While in his late 50s, my dad was diagnosed with myelodysplastic syndrome (MDS). His course of illness was rocky. He spent a few tough years in and out of hospitals. He died suddenly, at 62, because of an intracranial bleed when MDS transformed itself into acute leukemia – a common pathway (I wrote about it here). During his illness he was under the care of multiple specialists (not his choice) but never really found someone who could guide him through the brutal landscape of the disease with confidence and compassion.
When I heard Dr. Raza speak (Peter Attia’s podcast) I had this sudden realization that she is exactly the person we were looking for during his illness and never found.

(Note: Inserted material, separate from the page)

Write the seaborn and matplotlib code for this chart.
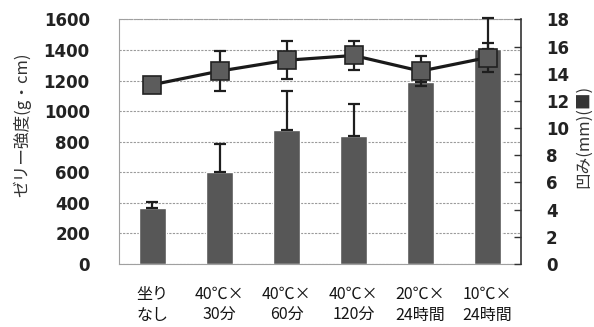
import numpy as np
import pandas as pd
import matplotlib
matplotlib.use("Agg")
import matplotlib.pyplot as plt
import seaborn as sns

# Treatment conditions (x categories)
conditions = ["坐り\nなし", "40℃×\n30分", "40℃×\n60分", "40℃×\n120分", "20℃×\n24時間", "10℃×\n24時間"]
# Jelly strength (g·cm), bars, with upper error
strength = [365, 605, 880, 835, 1190, 1410]
strength_err = [40, 180, 250, 215, 40, 200]
# Dent depth (mm), squares on secondary axis, with error
dent = [13.2, 14.2, 15.0, 15.35, 14.2, 15.2]
dent_err = [0.2, 1.5, 1.4, 1.1, 1.1, 1.05]

left_ticks = [0, 200, 400, 600, 800, 1000, 1200, 1400, 1600]
right_ticks = [0, 2, 4, 6, 8, 10, 12, 14, 16, 18]

sns.set_theme(style="white")
plt.rcParams["font.family"] = ["Noto Sans CJK JP", "DejaVu Sans"]

df = pd.DataFrame({"condition": conditions, "strength": strength})

fig = plt.figure(figsize=(5.94, 3.27), dpi=100)
ax = fig.add_axes([0.2003, 0.1927, 0.677, 0.7477])

bar_color = "#575757"
sns.barplot(data=df, x="condition", y="strength", color=bar_color, width=0.4,
            errorbar=None, saturation=1, ax=ax, zorder=2)
xpos = np.arange(len(conditions))
ax.errorbar(xpos, strength, yerr=[np.zeros(len(strength)), strength_err], fmt="none",
            ecolor="#1e1e1e", elinewidth=1.6, capsize=4, capthick=1.6, zorder=3, clip_on=False)

ax.set_ylim(0, 1600)
ax.set_xlim(-0.5, len(conditions) - 0.5)
ax.set_yticks(left_ticks)
ax.set_yticklabels([str(t) for t in left_ticks], fontfamily="DejaVu Sans",
                   fontweight="bold", fontsize=12, color="#222222")
ax.tick_params(axis="y", length=0, pad=21)
ax.tick_params(axis="x", length=0, pad=16)
ax.set_xticks(xpos)
ax.set_xticklabels(conditions, fontsize=11.5, color="#151515", linespacing=1.3)
ax.set_xlabel("")
ax.grid(axis="y", color="#9a9a9a", linestyle=(0, (2, 1.2)), linewidth=0.8, zorder=0)
ax.set_axisbelow(True)
for side in ["left", "top", "bottom"]:
    ax.spines[side].set_color("#a0a0a0")
    ax.spines[side].set_linewidth(0.8)
ax.spines["top"].set_linestyle((0, (3, 1.5)))
ax.spines["left"].set_linestyle((0, (1.5, 1)))
ax.spines["right"].set_visible(False)

ax.set_ylabel("ゼリー強度(g・cm)", fontsize=12, color="#333333")
ax.yaxis.set_label_coords(-0.218, 0.57)

# Secondary axis: dent depth
ax2 = ax.twinx()
ax2.errorbar(xpos, dent, yerr=dent_err, fmt="none", ecolor="#1e1e1e",
             elinewidth=1.6, capsize=4.5, capthick=1.6, zorder=1)
sns.lineplot(x=xpos, y=dent, ax=ax2, color="#1a1a1a", linewidth=2.3, marker="s",
             markersize=13.5, markerfacecolor="#5c5c5c", markeredgecolor="#222222",
             markeredgewidth=1.2, zorder=2)
ax2.set_ylim(0, 18)
ax2.set_yticks(right_ticks)
ax2.set_yticklabels([str(t) for t in right_ticks], fontfamily="DejaVu Sans",
                    fontweight="bold", fontsize=12, color="#222222")
ax2.tick_params(axis="y", direction="in", length=5, width=1, color="#333333", pad=18, right=True)
ax2.grid(False)
for side in ["left", "top", "bottom"]:
    ax2.spines[side].set_visible(False)
ax2.spines["right"].set_color("#333333")
ax2.spines["right"].set_linewidth(1.2)
ax2.set_ylabel("凹み(mm)(■)", fontsize=12, color="#333333")
ax2.yaxis.set_label_coords(1.135, 0.52)

fig.savefig("out.png", dpi=100)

My dad met many clinicians, who wanted to help, but none with the exact combination of scientific expertise, deep understanding of the disease through years of taking care of patients with MDS, and a compassionate human approach that Dr. Azra Raza represents.
“I have been seeing 30-40 cancer patients each week for the past 30 years, I have an active lab and I am a cancer widow.” (Her husband Harvey Preisler, a prominent oncologist himself, died of lymphoma in 2002).
One of the obvious problems is that MDS is a relatively rare disease (10-20K cases per year in the US) and few hematologists specialize in it. Partially because the treatment options have been very limited and ineffective. Only a bone marrow transplant (a very expensive and available only to some patients option) offers a chance of cure.
Dr Raza has recently written a remarkable and beautiful book: “The First Cell.” The book is a memoir, but it is also a scientific exploration, and a commentary on cancer research.
She strongly believes (and I encourage you to read the book to hear her entire argument) that the way we have been thinking about and conducting the cancer research has been largely misguided. She has a compelling argument that calls for a substantial re-allocation of the research dollars into early detection and prevention. A vast majority of new therapies fail. They fail because they are being used against cancer that has already spread, rendering them ineffective (or marginally effective). Instead, she advocates for research focused on prevention and early detection when a chance for cure is the highest.
What if we directed billions of dollars at using new technologies to detect cancer at a very early stage? Before it manifests itself?
Dr. Azra is a beautiful writer. She can combine a deep understanding of science, research, and our health care system and tell the story with empathy and deep care for others. Her writing reminds me of the works of Sid Mukherjee, her colleague at the Herbert Irving Comprehensive Cancer Center at Columbia University.
Listen to the podcast to hear her speak with passion, honesty and erudition.